President Donald Trump backed up Haley later Monday in remarks to reporters. "We've let our position be known and we're not happy about it," Trump said outside the White House.
Haley's heated comments offer some of the most direct criticism of Russia yet by the Trump administration, which has been open to warming relations with President Vladimir Putin's regime even as U.S. intelligence agencies blame Russia for meddling in the 2016 election.
Three Ukrainian ships passing from one port to another through the Kerch Strait of the Black Sea — as they routinely do, Haley said — were blocked and fired upon by Russians on Sunday.
The action sparked an international outcry, as well as calls for more sanctions against Russia.
But the Kremlin's foreign ministry blamed Ukraine for the incident, saying Kiev concocted a "painstakingly thought-through and planned provocation" that was "aimed at igniting another source of tension in the region in order to create a pretext to ramp up sanctions against Russia."
Ukrainian President Petro Poroshenko said Monday that he will impose martial law across Ukraine for 30 days, beginning Wednesday, Nov. 28.
In a statement released later Monday, Secretary of State Mike Pompeo echoed Haley's condemnation of Russia's actions in the Black Sea. Pompeo also urged Putin and Poroshenko to "engage directly to resolve this situation."

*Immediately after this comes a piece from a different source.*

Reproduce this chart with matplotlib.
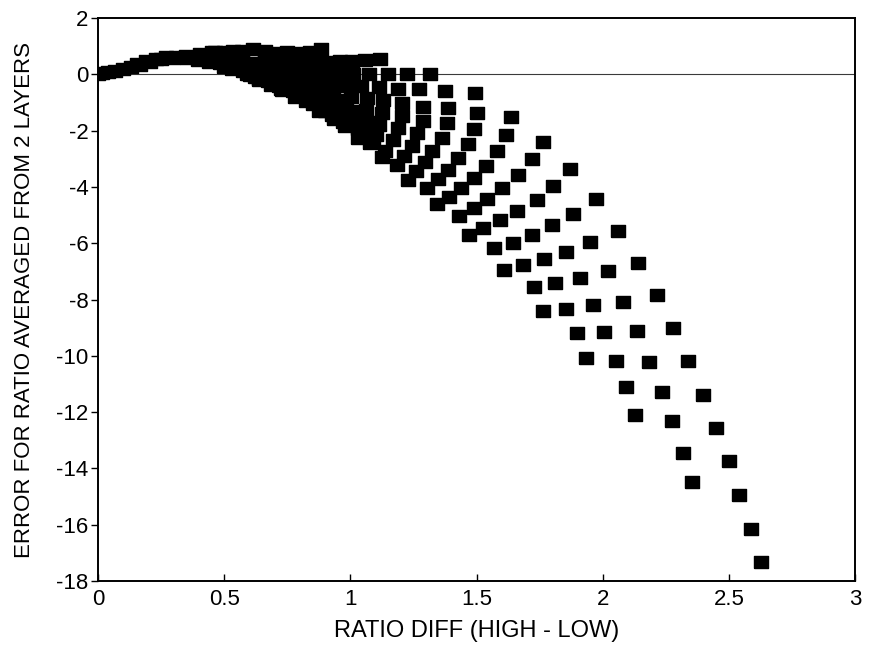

Haley noted during the Monday meeting that Trump's administration "would welcome a normal relationship with Russia."
Trump has complimented Putin before and after becoming president. During a joint news conference in Helsinki in July, Trump even appeared to side with Putin over the conclusions of his own U.S. intelligence agencies that Russia had interfered in the 2016 U.S. presidential election.
Haley did not say whether the U.S. would consider ramping up sanctions against Russia in retaliation for its "violation under international law."
But the U.S. will maintain existing sanctions slapped on Russia for its annexation of the Crimean peninsula in 2014, she said, and "further Russian escalation of this kind will only make matters worse."
The "outrageous violation of sovereign Ukrainian territory is part of a pattern of Russian behavior that includes the purported annexation of Crimea, and abuses against countless Ukrainians in Crimea," Haley said, "as well as stoking a conflict that has taken the lives of more than ten thousand people in eastern Ukraine."
She added: "It shows no signs of decreasing."